When You Lose Yourself in Motherhood
This experience—this identity shift—is something so many women endure but rarely talk about. A 2021 study published in the Journal of Family Issues found that mothers of young children often experience a significant loss of self-identity, especially during the early years of parenthood. This isn’t just a feeling; it’s a psychological phenomenon.
We are taught to be selfless. To give. To nurture. To sacrifice.
But no one really teaches us how to hold on to who we are while we do that.
We go from having names to having titles—Mom, Wife, Caregiver, Scheduler, Chef, Housekeeper. And those roles are meaningful, but they are not our whole selves.
The Moment I Realized I Had to Take Me Back
After that grocery store meltdown, I didn’t go home and fix everything. I went home, gave the kids goldfish crackers for dinner, and realized I bought ABSOLUTELY NOTHING for myself!
But I did do something else: I paused.

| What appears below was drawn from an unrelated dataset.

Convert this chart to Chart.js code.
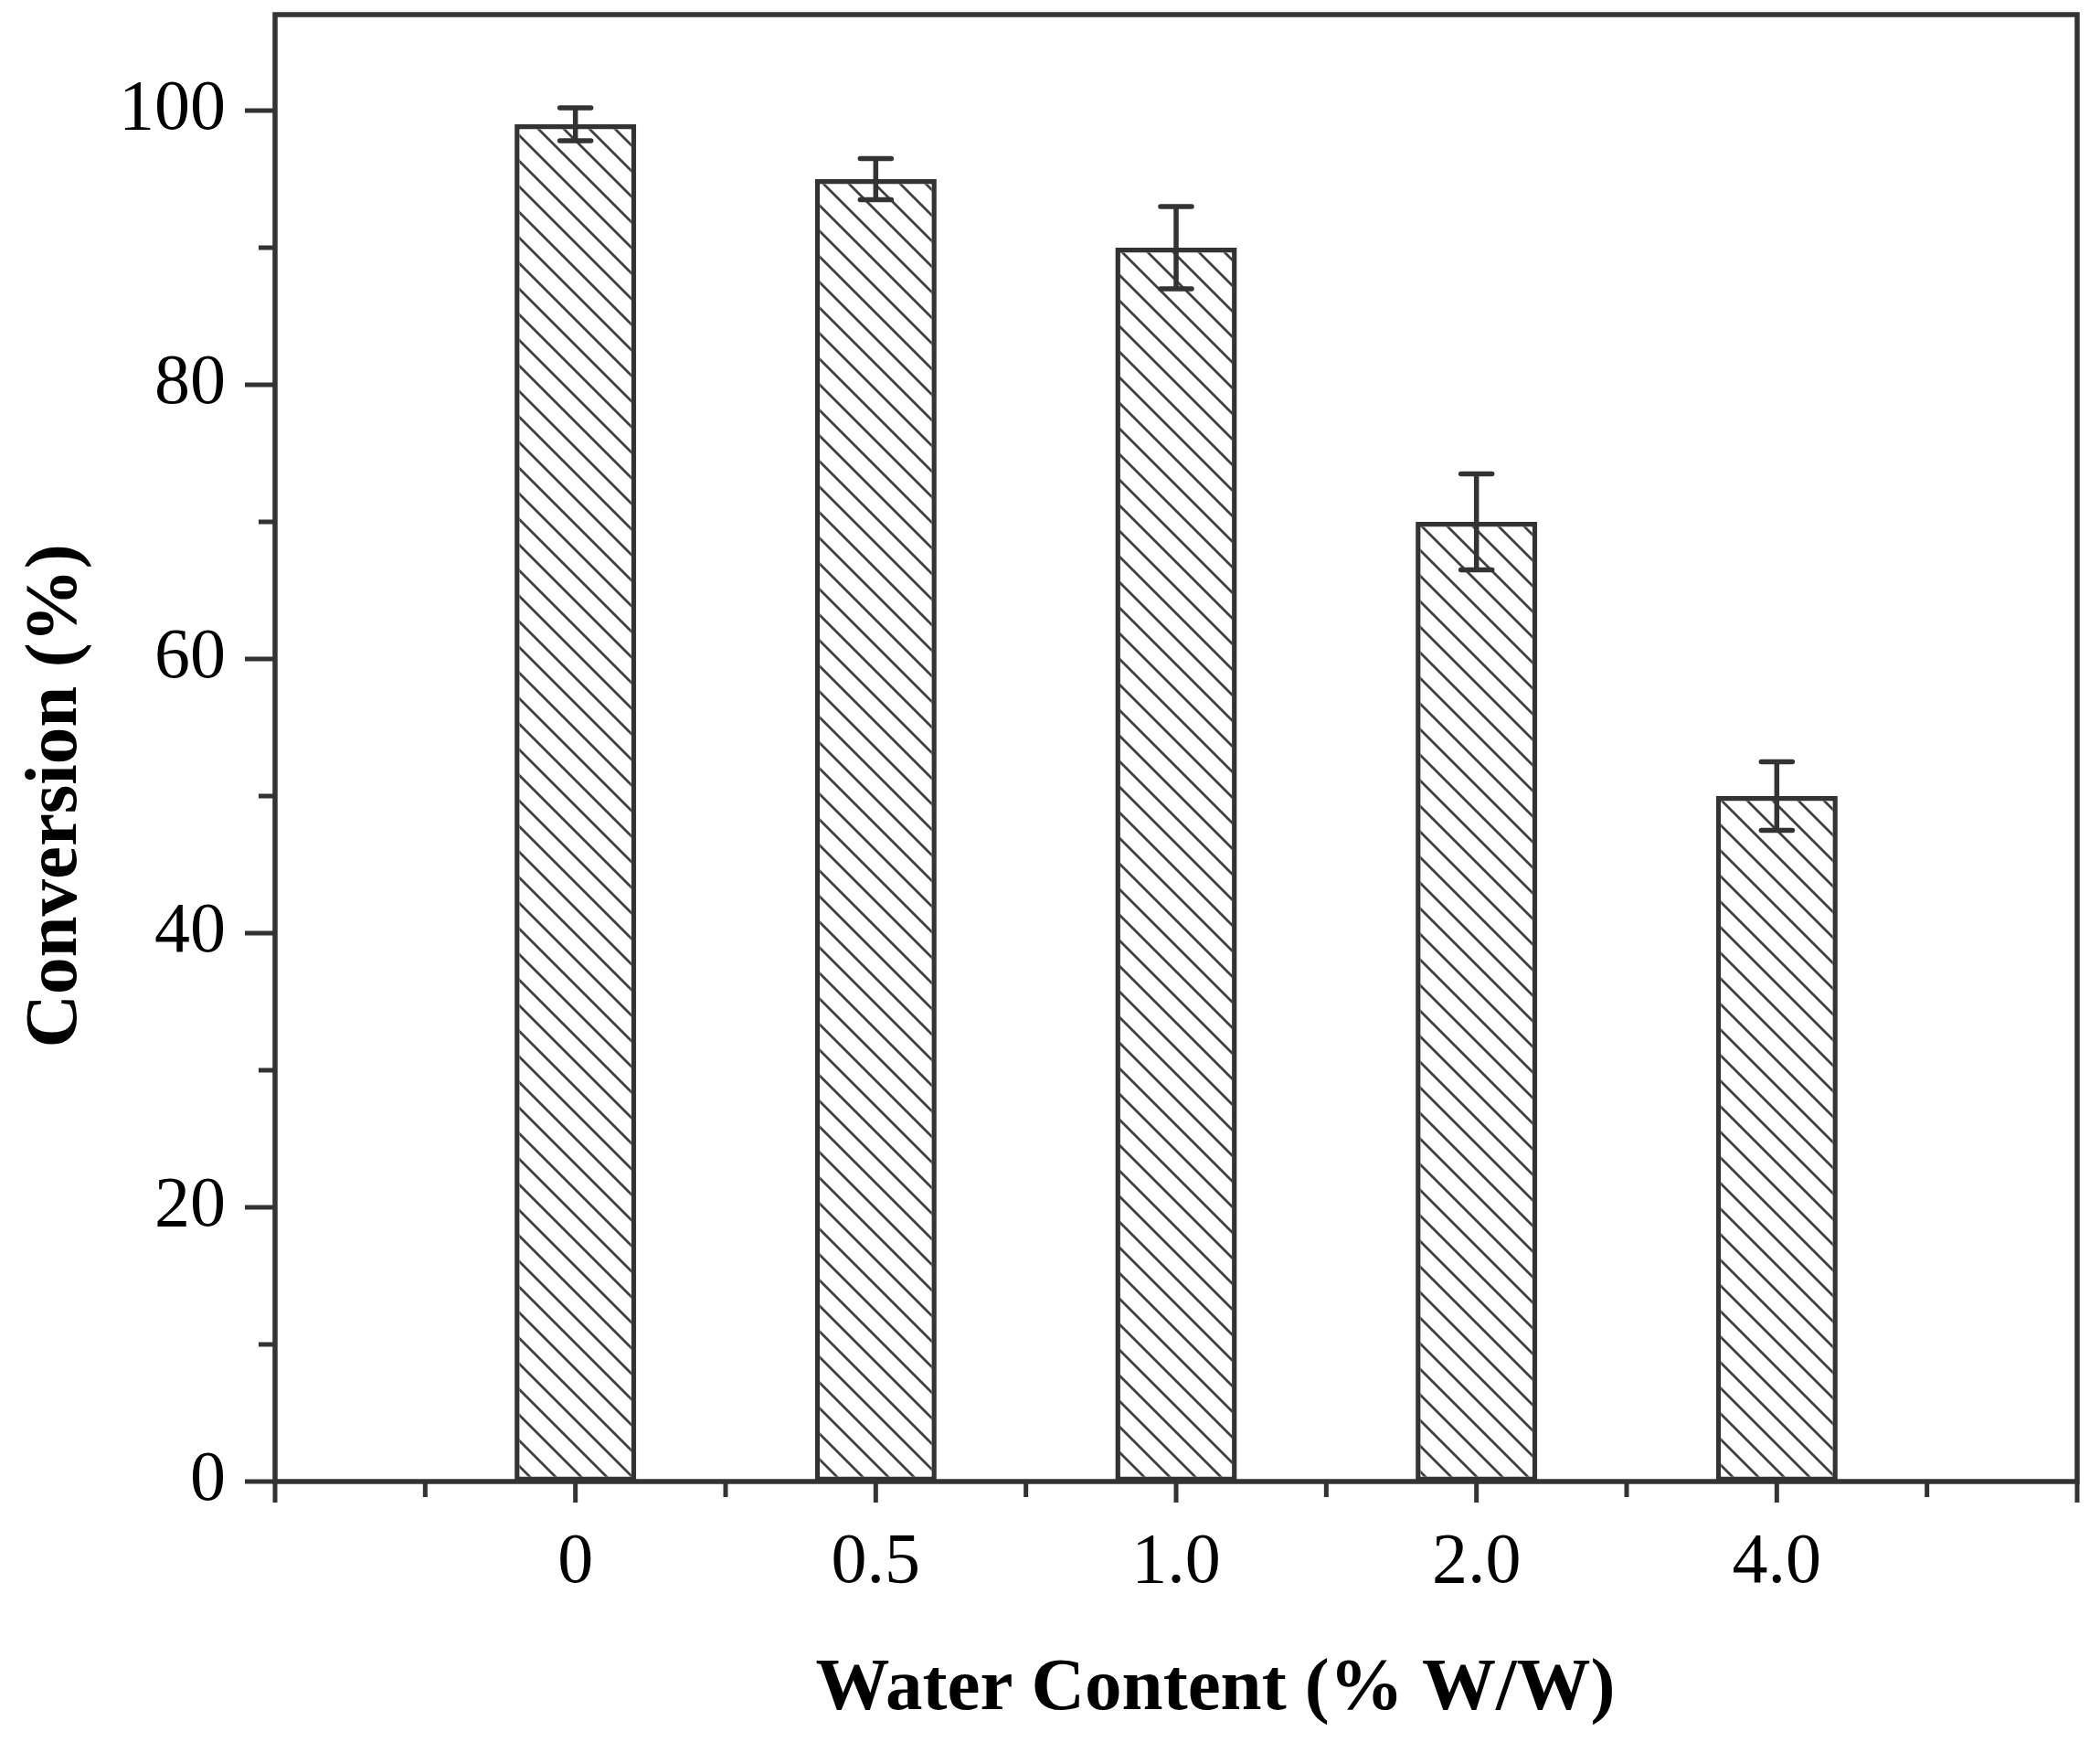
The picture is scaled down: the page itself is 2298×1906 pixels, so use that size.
<!DOCTYPE html>
<html><head><meta charset="utf-8">
<script src="https://cdn.jsdelivr.net/npm/chart.js@4"></script>
<style>html,body{margin:0;padding:0;background:#fff}#wrap{width:2298px;height:1906px}</style>
</head><body><div id="wrap"><canvas id="c" width="2298" height="1906"></canvas></div>
<script>
const categories = ['0', '0.5', '1.0', '2.0', '4.0'];
const positions = [1, 2, 3, 4, 5];
const conversion = [99, 95, 90, 70, 50];
const errors = [1.2, 1.5, 3.0, 3.5, 2.5];
const yTicks = [0, 20, 40, 60, 80, 100];
const yMinorTicks = [10, 30, 50, 70, 90];
const xMajorTicks = [0, 1, 2, 3, 4, 5, 6];
const xMinorTicks = [0.5, 1.5, 2.5, 3.5, 4.5, 5.5];
const xTitle = 'Water Content (% W/W)';
const yTitle = 'Conversion (%)';

const INK = '#333333';
const FONT = '"Liberation Serif", "Times New Roman", serif';

function makeHatch() {
  const s = 28;
  const c = document.createElement('canvas');
  c.width = s; c.height = s;
  const g = c.getContext('2d');
  g.fillStyle = '#ffffff';
  g.fillRect(0, 0, s, s);
  g.strokeStyle = '#3f3f3f';
  g.lineWidth = 2.8;
  g.beginPath();
  for (const k of [-1, 0, 1]) {
    g.moveTo(-2, -2 + k * s);
    g.lineTo(s + 2, s + 2 + k * s);
  }
  g.stroke();
  return g.createPattern(c, 'repeat');
}

const decor = {
  id: 'decor',
  afterDatasetsDraw(chart) {
    const { ctx, chartArea: a, scales: { x, y } } = chart;
    ctx.save();
    // error bars
    ctx.strokeStyle = INK;
    ctx.lineWidth = 5.5;
    ctx.lineCap = 'round';
    positions.forEach((p, i) => {
      const px = x.getPixelForValue(p);
      const hi = y.getPixelForValue(conversion[i] + errors[i]);
      const lo = y.getPixelForValue(conversion[i] - errors[i]);
      ctx.beginPath();
      ctx.moveTo(px, hi); ctx.lineTo(px, lo);
      ctx.moveTo(px - 17, hi); ctx.lineTo(px + 17, hi);
      ctx.moveTo(px - 17, lo); ctx.lineTo(px + 17, lo);
      ctx.stroke();
    });
    // frame
    ctx.lineCap = 'butt';
    ctx.lineWidth = 5.5;
    ctx.strokeRect(a.left, a.top, a.right - a.left, a.bottom - a.top);
    // ticks
    ctx.lineWidth = 5;
    ctx.beginPath();
    yTicks.forEach(v => { const py = y.getPixelForValue(v); ctx.moveTo(a.left - 33, py); ctx.lineTo(a.left, py); });
    yMinorTicks.forEach(v => { const py = y.getPixelForValue(v); ctx.moveTo(a.left - 18, py); ctx.lineTo(a.left, py); });
    xMajorTicks.forEach(v => { const px = x.getPixelForValue(v); ctx.moveTo(px, a.bottom); ctx.lineTo(px, a.bottom + 23); });
    xMinorTicks.forEach(v => { const px = x.getPixelForValue(v); ctx.moveTo(px, a.bottom); ctx.lineTo(px, a.bottom + 17); });
    ctx.stroke();
    // axis titles
    ctx.fillStyle = '#000';
    ctx.font = 'bold 81px ' + FONT;
    ctx.textAlign = 'center';
    ctx.textBaseline = 'alphabetic';
    ctx.fillText(xTitle, (a.left + a.right) / 2 + 43, 1870);
    ctx.translate(83, (y.getPixelForValue(0) + y.getPixelForValue(100)) / 2);
    ctx.rotate(-Math.PI / 2);
    ctx.fillText(yTitle, 0, 0);
    ctx.restore();
  }
};

new Chart(document.getElementById('c'), {
  type: 'bar',
  data: {
    datasets: [{
      data: positions.map((p, i) => ({ x: p, y: conversion[i] })),
      backgroundColor: makeHatch(),
      borderColor: INK,
      borderWidth: 5.5,
      borderSkipped: false,
      barPercentage: 0.405,
      categoryPercentage: 1.0
    }]
  },
  options: {
    responsive: false,
    devicePixelRatio: 1,
    animation: false,
    layout: { padding: { top: 16, right: 25, bottom: 0, left: 0 } },
    plugins: { legend: { display: false }, tooltip: { enabled: false } },
    scales: {
      x: {
        type: 'linear',
        min: 0, max: 6,
        offset: false,
        grid: { display: false, drawTicks: true, tickLength: 23 },
        border: { display: false },
        ticks: {
          padding: 20, autoSkip: false, maxRotation: 0, color: '#000',
          font: { family: FONT, size: 78 },
          callback: (v, i) => categories[i]
        },
        afterBuildTicks: s => { s.ticks = positions.map(v => ({ value: v })); },
        afterFit: s => { s.height = 285; s.paddingLeft = 0; s.paddingRight = 0; }
      },
      y: {
        min: 0, max: 107,
        grid: { display: false, drawTicks: true, tickLength: 33 },
        border: { display: false },
        ticks: { padding: 21, color: '#000', font: { family: FONT, size: 78 } },
        afterBuildTicks: s => { s.ticks = yTicks.map(v => ({ value: v })); },
        afterFit: s => { s.width = 301; s.paddingTop = 0; s.paddingBottom = 0; }
      }
    }
  },
  plugins: [decor]
});
</script>
</body></html>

I noticed what I was feeling. I let myself admit that this wasn’t working. I didn’t feel like me, and that mattered.
I realized that if I kept living only for everyone else, I’d wake up ten years down the road and have no idea who I was.
So I made a decision. Not a massive life change. Not some elaborate Pinterest-perfect plan. I made a tiny decision that night:
I would take back just 10 minutes of my day.
Just ten minutes to myself—no guilt, no chores, no kids, no phone. I started using that time to check in with myself. Sometimes I journaled. Sometimes I cried. Sometimes I just sat in silence and breathed.
It felt revolutionary.
How I Slowly Reclaimed Myself
Taking back your identity after losing yourself in motherhood doesn’t happen all at once. It’s not a grand transformation. It’s a thousand tiny steps back home to yourself. Here’s what worked for me—and might work for you too:
Create micro-moments of solitude: Even if it’s 5–10 minutes. Breathe. Reflect. Stretch. You are allowed to be a person, not just a parent.
Reconnect with your passions: Think back to what made you you before motherhood. Did you love reading? Music? Painting? Gardening? Start with 10 minutes.
Talk to yourself like you matter: If you wouldn’t say it to your daughter, don’t say it to yourself. Your voice is shaping your worth.
Ask yourself new questions: Instead of “What do my kids need from me today?” try asking “What do I need from myself today?”
Research backs this up. A 2022 review in Psychology of Women Quarterly emphasized that women who maintain a sense of personal identity outside of motherhood report greater overall life satisfaction and lower levels of stress and anxiety.
You Still Matter
If you’ve ever felt like motherhood swallowed you whole, you are not alone. And it’s not selfish to want yourself back—it’s necessary. You were someone before you had children, and she still exists.
You’re allowed to evolve and hold on to the core of who you are. You’re allowed to create space for your healing, your hobbies, your happiness.
You’re allowed to say:
“I love my children deeply—and I still need me.”